Yes. We (Aust) had virtually every helicopter we own and half our navy there within a couple of days. The immediate problem was ferrying in fresh water, engineers to repair roads, providing temporary housing, fix water infrastructure, etc. Donating money to be spent weeks or months down the track wouldn’t have helped with any of that, and it saved thousands of lives. Later aid was valuable in its own way, but I was monumentally pissed off at the time by Jan Egeland’s comment – he refused to recognise the cost of military contributions when he made his “stingy” claim – while his organisation took weeks to even establish a presence.
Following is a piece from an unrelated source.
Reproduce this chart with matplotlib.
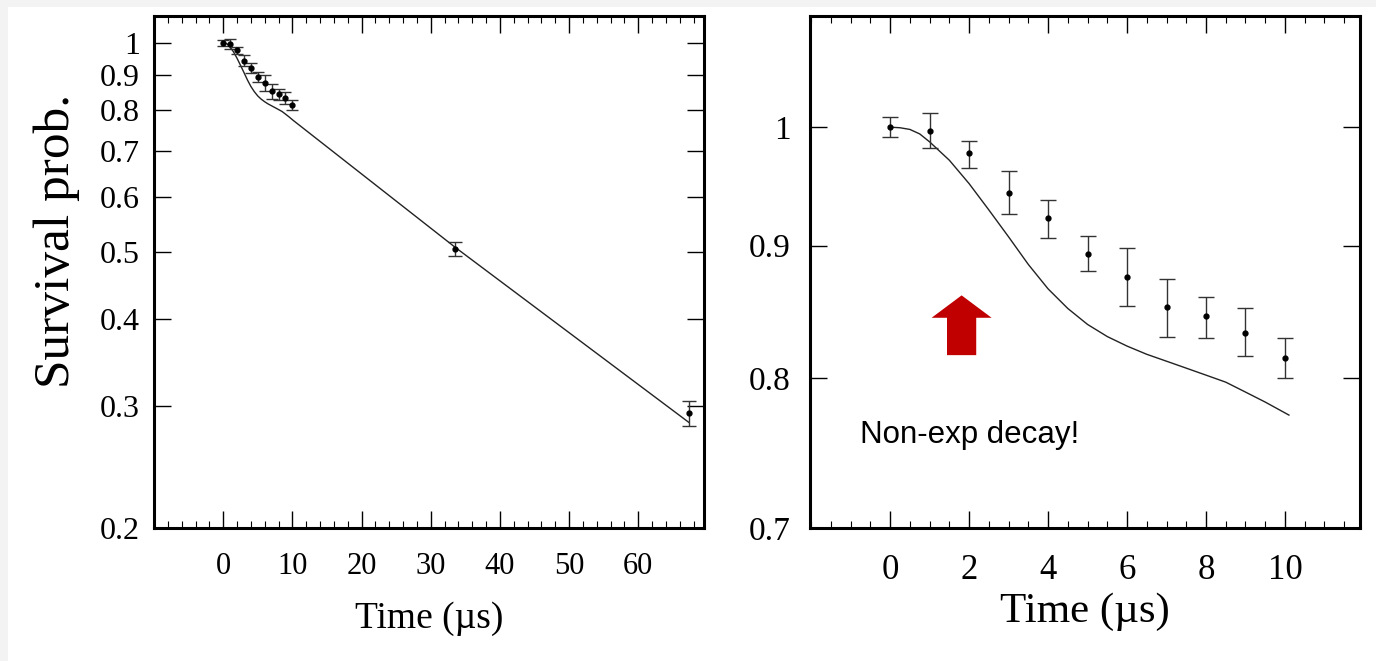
import matplotlib
matplotlib.use("Agg")
import matplotlib.pyplot as plt
from matplotlib.patches import Rectangle, Polygon
from matplotlib.ticker import FixedLocator, MultipleLocator, NullLocator, NullFormatter

# ---------------- data ----------------
# measured survival probability (time in microseconds)
meas_t = [0, 1, 2, 3, 4, 5, 6, 7, 8, 9, 10]
meas_p = [1.000, 0.9965, 0.977, 0.943, 0.922, 0.893, 0.875, 0.852, 0.845, 0.833, 0.814]
meas_err_lo = [0.009, 0.015, 0.013, 0.017, 0.016, 0.013, 0.022, 0.022, 0.016, 0.017, 0.014]
meas_err_hi = [0.009, 0.016, 0.011, 0.019, 0.015, 0.015, 0.023, 0.022, 0.015, 0.018, 0.015]

# long-time measurements (left panel only)
long_t = [33.5, 67.3]
long_p = [0.505, 0.293]
long_err = [0.012, 0.012]

# theory curve
curve_t = [0, 0.25, 0.5, 0.75, 1, 1.5, 2, 2.5, 3, 3.5, 4, 4.5, 5, 5.5, 6, 6.5,
           7, 7.5, 8, 8.5, 9, 9.5, 10.1]
curve_p = [1.000, 0.9995, 0.998, 0.994, 0.987, 0.971, 0.951, 0.929, 0.907, 0.885,
           0.866, 0.851, 0.839, 0.830, 0.823, 0.817, 0.812, 0.807, 0.802, 0.797,
           0.790, 0.783, 0.774]
left_curve_t = curve_t + [33.5, 67.3]
left_curve_p = curve_p + [0.508, 0.284]

left_yticks = [0.2, 0.3, 0.4, 0.5, 0.6, 0.7, 0.8, 0.9, 1.0]
left_ytick_labels = ["0.2", "0.3", "0.4", "0.5", "0.6", "0.7", "0.8", "0.9", "1"]
left_xticks = [0, 10, 20, 30, 40, 50, 60]
right_yticks = [0.7, 0.8, 0.9, 1.0]
right_ytick_labels = ["0.7", "0.8", "0.9", "1"]
right_xticks = [0, 2, 4, 6, 8, 10]

# annotation arrow (data coords of right panel)
arrow_x = 1.81
arrow_tip = 0.861
arrow_head_base = 0.844
arrow_bottom = 0.8164
arrow_head_hw = 0.76
arrow_shaft_hw = 0.37

SERIF = ["Liberation Serif", "DejaVu Serif"]
plt.rcParams["font.family"] = SERIF

W, H = 1376, 661
fig = plt.figure(figsize=(W / 100, H / 100), dpi=100, facecolor="#f3f3f3")
bg = Rectangle((8 / W, 0), 1 - 8 / W, 1 - 7 / H, transform=fig.transFigure,
               facecolor="white", edgecolor="none", zorder=-10)
fig.patches.append(bg)


def px_axes(x0, x1, y0, y1):
    return fig.add_axes([x0 / W, 1 - y1 / H, (x1 - x0) / W, (y1 - y0) / H])


axL = px_axes(154, 704, 16, 528)
axR = px_axes(810, 1360, 16, 528)

for ax in (axL, axR):
    ax.set_facecolor("white")
    for s in ax.spines.values():
        s.set_linewidth(2.2)
        s.set_color("black")
    ax.tick_params(which="both", direction="in", top=True, right=True, color="black")
    ax.tick_params(which="major", length=12, width=1.0)
    ax.tick_params(which="minor", length=5, width=0.8)

# ---------- left panel ----------
axL.set_yscale("log")
axL.set_xlim(-10, 69.5)
axL.set_ylim(0.2, 1.094)
axL.plot(left_curve_t, left_curve_p, color="#222222", lw=1.0)
axL.errorbar(meas_t, meas_p, yerr=[meas_err_lo, meas_err_hi], fmt="o", ms=3.5,
             color="black", ecolor="#333333", elinewidth=1.0, capsize=4, capthick=1.0)
axL.errorbar(long_t, long_p, yerr=long_err, fmt="o", ms=3.5,
             color="black", ecolor="#333333", elinewidth=1.0, capsize=5, capthick=1.0)
axL.yaxis.set_major_locator(FixedLocator(left_yticks))
axL.yaxis.set_minor_locator(NullLocator())
axL.yaxis.set_minor_formatter(NullFormatter())
axL.set_yticklabels(left_ytick_labels)
axL.xaxis.set_major_locator(FixedLocator(left_xticks))
axL.xaxis.set_minor_locator(MultipleLocator(2))
axL.tick_params(axis="y", labelsize=23, pad=10)
axL.tick_params(axis="x", labelsize=22, pad=17)
axL.set_xlabel("Time (µs)", fontsize=27, labelpad=15)
axL.set_ylabel("Survival prob.", fontsize=37)
axL.yaxis.set_label_coords(-0.135, 0.56)

# ---------- right panel ----------
axR.set_yscale("log")
axR.set_xlim(-2.03, 11.9)
axR.set_ylim(0.7, 1.104)
axR.plot(curve_t, curve_p, color="#222222", lw=1.0)
axR.errorbar(meas_t, meas_p, yerr=[meas_err_lo, meas_err_hi], fmt="o", ms=3.5,
             color="black", ecolor="#333333", elinewidth=1.0, capsize=6, capthick=1.0)
axR.yaxis.set_major_locator(FixedLocator(right_yticks))
axR.yaxis.set_minor_locator(NullLocator())
axR.yaxis.set_minor_formatter(NullFormatter())
axR.set_yticklabels(right_ytick_labels)
axR.xaxis.set_major_locator(FixedLocator(right_xticks))
axR.xaxis.set_minor_locator(MultipleLocator(0.5))
axR.tick_params(axis="y", labelsize=24, pad=14)
axR.tick_params(axis="x", labelsize=25, pad=19)
axR.set_xlabel("Time (µs)", fontsize=31, labelpad=4)

# red arrow
verts = [
    (arrow_x, arrow_tip),
    (arrow_x + arrow_head_hw, arrow_head_base),
    (arrow_x + arrow_shaft_hw, arrow_head_base),
    (arrow_x + arrow_shaft_hw, arrow_bottom),
    (arrow_x - arrow_shaft_hw, arrow_bottom),
    (arrow_x - arrow_shaft_hw, arrow_head_base),
    (arrow_x - arrow_head_hw, arrow_head_base),
]
axR.add_patch(Polygon(verts, closed=True, facecolor="#c00000", edgecolor="none", zorder=5))
axR.text(-0.76, 0.7604, "Non-exp decay!", fontsize=22.5,
         family=["Liberation Sans", "DejaVu Sans"], ha="left", va="center", color="black")

fig.savefig("out.png", dpi=100, facecolor=fig.get_facecolor())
The US contribution was huge and much appreciated, we and NZ just wouldn’t have had the capacity on our own. Don’t forget India either, they were there in the very early stages too, despite having been hit pretty hard by the tsunami themselves.

#42 JR – I don’t have any doubt about your good intentions or those of Jan Egeland for that matter, but you can’t blame all the problems with slow response, ineffective efforts, etc on the member states. The UN bureaucracy is hopeless at dealing with emergency relief. And Egeland was definitely wrong to call the US stingy. How much of the cost of a carrier battle group would you like charged to the UN? You can say they had it anyway for other reasons, but what matters in this sort of emergency is – do you have the asset available or not? Only 4 countries were able to respond in time (all democracies), then the UN parachuted in a few weeks later and tried to take over the operation from the top. Sorry, no – we were doing fine without an extra layer of management to “coordinate the relief effort”.